Ho proposto alla suocera di dividere gli scaffali del frigorifero: e scoppiò il finimondo. “Ma che assurdità è questa? Neanche in una studentata si fa così!”
Quattro anni. Questo è il tempo che io, mio marito e nostra figlia di due anni viviamo sotto lo stesso tetto con sua madre, Bianca Vittoria. In un vecchio trilocale alla periferia di Bari. Viviamo così perché non possiamo permetterci altro. Mio marito fa il meccanico, io lavoro come bibliotecaria in una scuola locale. I nostri stipendi bastano appena per i pannolini, il pane e le bollette. Anche se trovassi un secondo lavoro, non basterebbe per affittare una casa.

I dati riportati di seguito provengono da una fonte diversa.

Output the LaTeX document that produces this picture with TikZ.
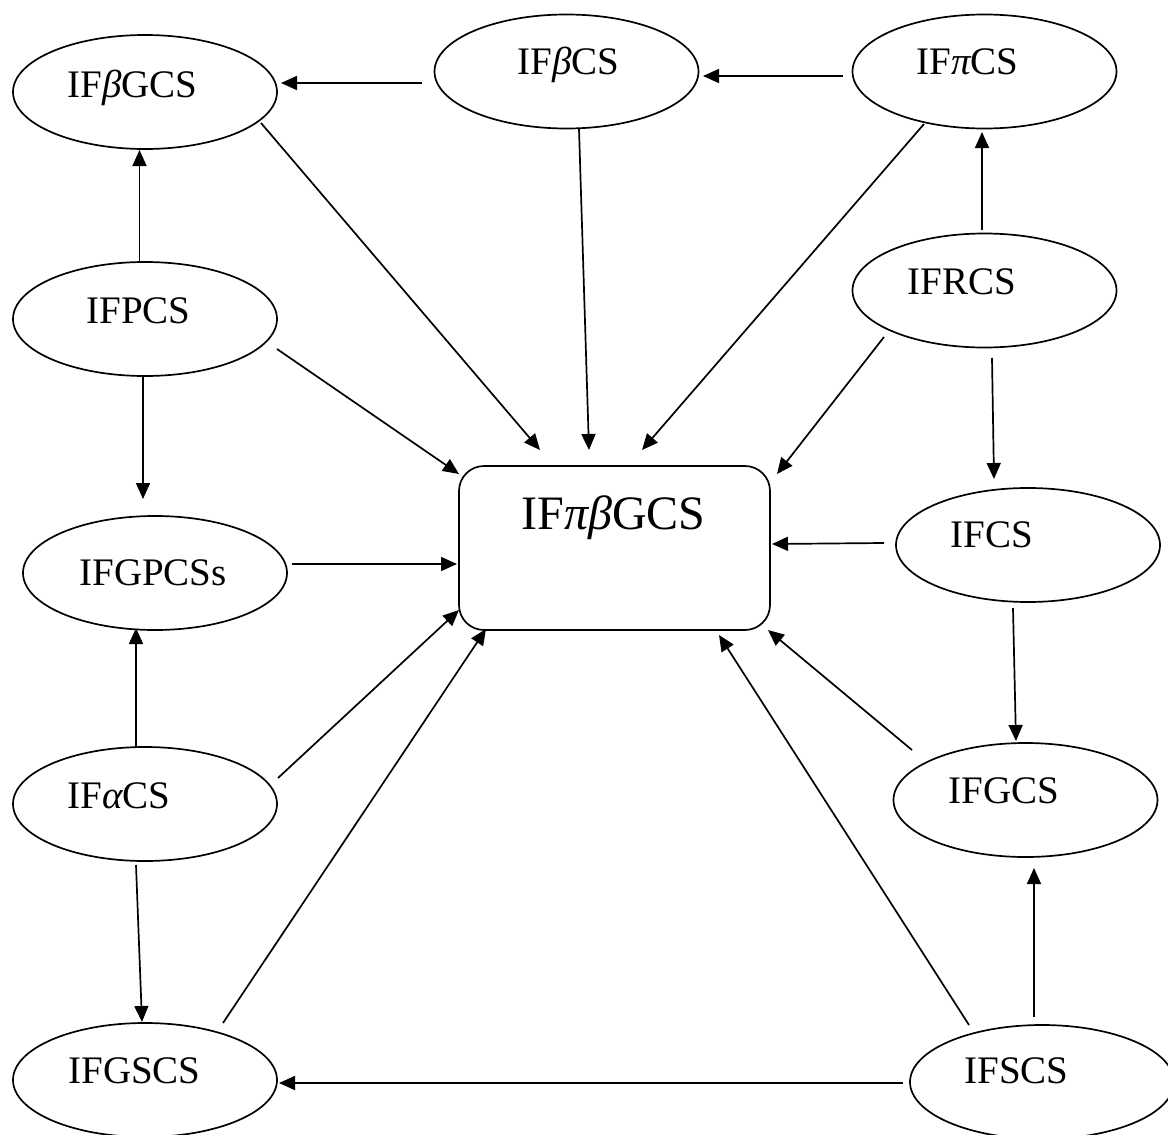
\documentclass[tikz,border=0pt]{standalone}
\usepackage{fontspec}
\setmainfont{Liberation Serif}
\usetikzlibrary{shapes.geometric,arrows.meta}
\newcommand{\gk}[1]{{\itshape #1}}
\begin{document}
\begin{tikzpicture}[x=0.5pt,y=-0.5pt,
  ell/.style={draw,ellipse,line width=0.85pt,minimum width=132pt,minimum height=57pt,inner sep=0pt},
  lbl/.style={anchor=base west,inner sep=0pt,font=\fontsize{19.5}{22}\selectfont},
  hub/.style={draw,rounded corners=12.5pt,line width=0.85pt,minimum width=155.5pt,minimum height=82pt,inner sep=0pt},
  hubtext/.style={anchor=base,inner sep=0pt,font=\fontsize{24}{28}\selectfont},
  conn/.style={line width=0.85pt,-{Triangle[length=8pt,width=7pt]}}]
\useasboundingbox (0,0) rectangle (1168,1135);

% ellipses
\node[ell] (bgcs)  at (145,92) {};
\node[ell] (bcs)   at (566.5,71.5) {};
\node[ell] (picsn) at (984.5,71.5) {};
\node[ell] (rcs)   at (984.5,290.5) {};
\node[ell] (pcs)   at (145,319) {};
\node[ell] (gpcs)  at (155,573) {};
\node[ell] (cs)    at (1028,545) {};
\node[ell] (acs)   at (145,804) {};
\node[ell] (gcs)   at (1025.5,800) {};
\node[ell] (gscs)  at (145,1080) {};
\node[ell] (scs)   at (1042,1082) {};
\node[hub] (main)  at (614.5,548) {};

% labels
\node[lbl] (tbgcs)  at (67,97)   {IF\gk{β}GCS};
\node[lbl] (tbcs)   at (517,75)  {IF\gk{β}CS};
\node[lbl] (tpicsn) at (916,75)  {IF\gk{π}CS};
\node[lbl] (trcs)   at (907,294) {IFRCS};
\node[lbl] (tpcs)   at (86,323)  {IFPCS};
\node[lbl] (tgpcs)  at (79,585)  {IFGPCSs};
\node[lbl] (tcs)    at (950,547) {IFCS};
\node[lbl] (tacs)   at (67,808)  {IF\gk{α}CS};
\node[lbl] (tgcs)   at (948,803) {IFGCS};
\node[lbl] (tgscs)  at (68,1083) {IFGSCS};
\node[lbl] (tscs)   at (964,1083){IFSCS};
\node[hubtext] (tmain) at (613.5,529) {IF\gk{πβ}GCS};

% connectors between ellipses
\draw[conn] ([shift={(-5.5,-57)}]pcs.center)   -- ([shift={(-5.5,58)}]bgcs.center);
\draw[conn] ([shift={(-144.5,11.5)}]bcs.center) -- ([shift={(136,-9)}]bgcs.center);
\draw[conn] ([shift={(-141.5,4.5)}]picsn.center) -- ([shift={(136.5,4.5)}]bcs.center);
\draw[conn] ([shift={(-2.5,-60.5)}]rcs.center) -- ([shift={(-2.5,60.5)}]picsn.center);
\draw[conn] ([shift={(-2,58)}]pcs.center)      -- ([shift={(-12,-74)}]gpcs.center);
\draw[conn] ([shift={(-9,-57)}]acs.center)     -- ([shift={(-19,55)}]gpcs.center);
\draw[conn] ([shift={(7.5,67.5)}]rcs.center)   -- ([shift={(-34,-66)}]cs.center);
\draw[conn] ([shift={(-15,63)}]cs.center)      -- ([shift={(-9.5,-59)}]gcs.center);
\draw[conn] ([shift={(-9,61)}]acs.center)      -- ([shift={(-3,-58)}]gscs.center);
\draw[conn] ([shift={(-8,-65)}]scs.center)     -- ([shift={(8.5,68)}]gcs.center);
\draw[conn] ([shift={(-139,1)}]scs.center)     -- ([shift={(134,3)}]gscs.center);

% connectors into the hub
\draw[conn] ([shift={(116,31)}]bgcs.center)     -- ([shift={(-74.5,-98)}]main.center);
\draw[conn] ([shift={(12.5,57.5)}]bcs.center)   -- ([shift={(-25.5,-98)}]main.center);
\draw[conn] ([shift={(-60.5,52.5)}]picsn.center) -- ([shift={(27.5,-98)}]main.center);
\draw[conn] ([shift={(-100.5,46.5)}]rcs.center) -- ([shift={(162.5,-74)}]main.center);
\draw[conn] ([shift={(132,30)}]pcs.center)      -- ([shift={(-155.5,-74)}]main.center);
\draw[conn] ([shift={(137,-9)}]gpcs.center)     -- ([shift={(-157.5,16)}]main.center);
\draw[conn] ([shift={(-144,-2)}]cs.center)      -- ([shift={(157.5,-4)}]main.center);
\draw[conn] ([shift={(133,-26)}]acs.center)     -- ([shift={(-155.5,62)}]main.center);
\draw[conn] ([shift={(78,-57)}]gscs.center)     -- ([shift={(-128.5,81)}]main.center);
\draw[conn] ([shift={(-73,-57)}]scs.center)     -- ([shift={(104.5,87)}]main.center);
\draw[conn] ([shift={(-113.5,-50)}]gcs.center)  -- ([shift={(153.5,82)}]main.center);
\end{tikzpicture}
\end{document}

Perciò resistiamo. Ogni giorno.
Cercavo di essere riconoscente. Dopotutto, Bianca Vittoria non è un’estranea. Anche se ha un carattere difficile, è la nonna di mia figlia. E poi ci aiuta: a volte tiene la bambina mentre vado in farmacia o dal dottore. Ma più passa il tempo, più diventa difficile. È come camminare su un campo minato. Un passo falso e boom. All’inizio erano sciocchezze: non ho lavato il piatto subito dopo cena, non ho pulito il fornello. Poi sono arrivate le accuse: “I tuoi rigatoni sono di nuovo andati a male!”, “Perché hai mangiato il mio yogurt?” — anche se non l’avevo nemmeno aperto.
Ho sopportato. Davvero. Ma un giorno, quando mi ha accusata di nuovo perché la sua minestra di pollo era “evaporata”, non ce l’ho fatta. Ho proposto di dividere il frigo. In modo semplice e chiaro: lo scaffale in alto per lei, quello centrale per noi. Lei fa la minestra per sé, noi per noi. Niente più rimproveri. Ognuno il suo.
Bianca Vittoria è rimasta immobile, poi è esplosa:
“Ma che dici?! Neanche quando vivevo in una stanza con sei ragazze in affitto si faceva così! Tutto era in comune. E voi che siete, famiglia o inquilini? Voglio dire, io preparo il minestrone e voi: ‘No, grazie, abbiamo il nostro’? Come spieghi a una bimba di due anni che la banana nello scaffale in basso è della nonna e non si tocca? Ma che roba è? Non in casa mia!”
E infatti sì, è casa sua. Non ci lascia mai dimenticarlo. Se osiamo fare qualcosa — anche solo appendere un asciugamano nuovo o spostare una tazza — lei ci ricorda subito: “Questa è casa mia. E si fa come dico io”. Non lascia spazio a interpretazioni. Parla chiaro.
D’altra parte, lei sa dove comprare la carne più economica, in quale bancarella c’è la ricotta in offerta, e dove trovare le verdure scontate. Corre per i mercati con gli orari in testa e torna a casa con sacchetti di roba pagata pochi spiccioli. A volte le invidio — io non ho né il tempo né la forza per queste spedizioni. Compro quello che trovo vicino a casa. E sì, pago di più. Lei invece è come un cecchino: mira, aspetta il momento giusto e colpisce. Ma poi tutto diventa motivo di lamentele. “Mi faccio in quattro per risparmiare, e voi vi lamentate!”
Ho provato a parlarne con mio marito. “Prendiamo un monolocale, anche fuori città”, dicevo. “Purché viviamo da soli”. Ma lui non vuole. “Non ce la facciamo. Mamma non ce la farebbe da sola. Si offenderebbe…” — e così ogni volta. Lui ha paura di offenderla, mentre io mi sento offesa ogni giorno. Ma nessuno si preoccupa di me.
La suocera dice che le cene insieme tengono unita la famiglia. Ma da noi finiscono sempre con urla, porte sbattute e una settimana di silenzio. A volte sogno solo di sedermi a tavola e mangiare in pace. Senza dover sentirmi dire: “Ma questa cosa l’avevo lasciata per domani?” oppure: “Hai lasciato di nuovo la tavola sporca!”
Sono stanca. Ma non c’è via d’uscita. Siamo bloccati tra generazioni, tra povertà e necessità di sopportare. Voglio andarmene. Voglio vivere, non sopravvivere. Ma per ora non resta che aspettare. Aspettare che nostra figlia cresca, che mio marito trovi il coraggio, che riusciamo a mettere da parte qualcosa per l’affitto…
E ogni volta che apro il frigorifero, non sento solo lo scricchiolio della porta. Sento una voce urlare: “Qui comando io!”